Oygür, küresel düzeyde çeşitli saldırıların yaşandığını ve bu saldırıların örgütler, dernekler, medya, dijital dünya ve ekonomik baskılarla sürdürüldüğünü ifade etti. Oygür, 24 devletin LGBT'yi yasaklayan kanunlar çıkardığını ve Türkiye’nin 25’incisi olacağını belirterek, devletin kararlı tedbirleriyle bu saldırılara karşı durulması gerektiğini vurguladı. Oygür, "Uyanık olalım ve karşılarında dik duralım" çağrısında bulundu.

Konuşmaların ardından kalabalık, Beyazıt Meydanı'na kadar sessiz yürüyüş gerçekleştirdi.

Burada avukatlar Elif Nur Güvençer, Ali Ceylan, Alper Yılmazlar ve Asiye Baytürk tarafından basın açıklaması dönüşümlü okundu.

Basın açıklamasında Saraçhane’den Beyazıt’a sessizce yürüyen insan selinin son yılların en güzel aile fotoğrafını verdiği dile getirildi.

LGBT propagandası ve dayatmasının insanlığın varoluşuna yönelen tehdit olduğuna işaret edilen açıklamada, şu ifadelere yer verildi:

"Güçlü aile yapısını tahrip etmeye yönelik saldırılar düzenleyen emperyalist küresel odaklar, çarpık ve marjinal ilişki biçimlerini birçok araçla dayatıyor. Akademi, eğitim, hukuk, medya, kültür sanat, spor, iş dünyası, toplumların ahlak ve hukuk felsefeleri işgal edilerek hayatın her alanı LGBT propagandası ve dayatmasıyla esir alınmaya çalışılıyor."

Toplumsal cinsiyet eşitliği ideolojisinin kadına karşı şiddet olduğu belirtilen açıklamada, "Bu yüzden toplumsal cinsiyet kavramı, mevzuattan silinmelidir." değerlendirmesinde bulunuldu.
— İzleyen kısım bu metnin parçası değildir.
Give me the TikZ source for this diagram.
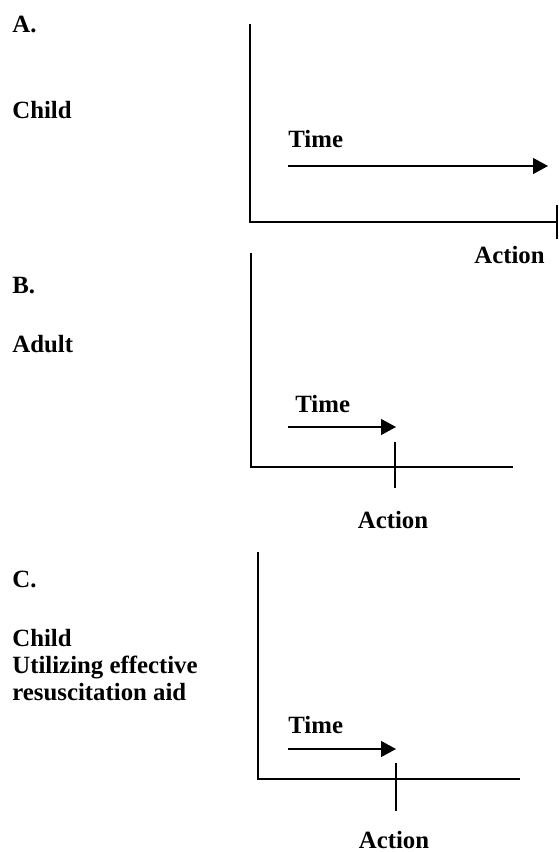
\documentclass[tikz,border=0pt]{standalone}
\usepackage{fontspec}
\setmainfont{Liberation Serif}
\usetikzlibrary{arrows.meta}
\tikzset{
  label/.style = {inner sep=0pt, font=\fontsize{12.4}{13.5}\selectfont\bfseries},
  axis/.style = {line width=0.9pt},
  tick/.style = {line width=0.7pt},
  timearrow/.style = {line width=0.6pt, -{Triangle[length=7.5pt,width=8pt]}}
}

\begin{document}
\begin{tikzpicture}[x=0.5pt,y=-0.5pt]
  \useasboundingbox (0,0) rectangle (558,852);
  % panel A
  \node[label,anchor=base west] (labA) at (12,32) {A.};
  \node[label,anchor=base west] (whoA) at (12,118) {Child};
  \draw[axis] (250,24) -- (250,222) -- (558,222);
  \draw[tick] (557,205) -- (557,239);
  \node[label,anchor=base west] (timeA) at (288,147) {Time};
  \draw[timearrow] (288,166) -- (548,166);
  \node[label,anchor=base east] (actA) at (545,263) {Action};
  % panel B
  \node[label,anchor=base west] (labB) at (12,293) {B.};
  \node[label,anchor=base west] (whoB) at (12,352) {Adult};
  \draw[axis] (251,253) -- (251,467) -- (513,467);
  \draw[tick] (395,442) -- (395,488);
  \node[label,anchor=base west] (timeB) at (295,412) {Time};
  \draw[timearrow] (288,427) -- (396,427);
  \node[label,anchor=base] (actB) at (393,528) {Action};
  % panel C
  \node[label,anchor=base west] (labC) at (12,587) {C.};
  \node[label,anchor=base west,align=left] (whoC) at (12,700)
    {Child\\Utilizing effective\\resuscitation aid};
  \draw[axis] (258,552) -- (258,779) -- (520,779);
  \draw[tick] (396,763) -- (396,811);
  \node[label,anchor=base west] (timeC) at (288,733) {Time};
  \draw[timearrow] (288,749) -- (396,749);
  \node[label,anchor=base] (actC) at (394,848) {Action};
\end{tikzpicture}
\end{document}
Açıklamanın devamında şunlar kaydedildi:

"Kadını, erkeği, gençleri, çocukları ve temelde aileyi hedef alan bu sosyokültürel terör, tüm kirli faaliyetlerine rağmen hiçbir ahlaksızlığını ve suçunu temize çıkaramayacaktır. Dün gökkuşağımızı çalanlar, bugün insanlık onurumuzu çalamayacaklar. Annelerimizle, babalarımızla, büyüklerimizle, gençlerimizle gövdemizi siper etme ve bu hayasızca akını durdurma azim ve kararlılığına sahibiz. Büyük Aile Platformu olarak, insanlığın geleceği için LGBT sosyokültürel terörüne karşı verdiğimiz haklı mücadeleyi gerekli önlemler alınana kadar sürdüreceğiz."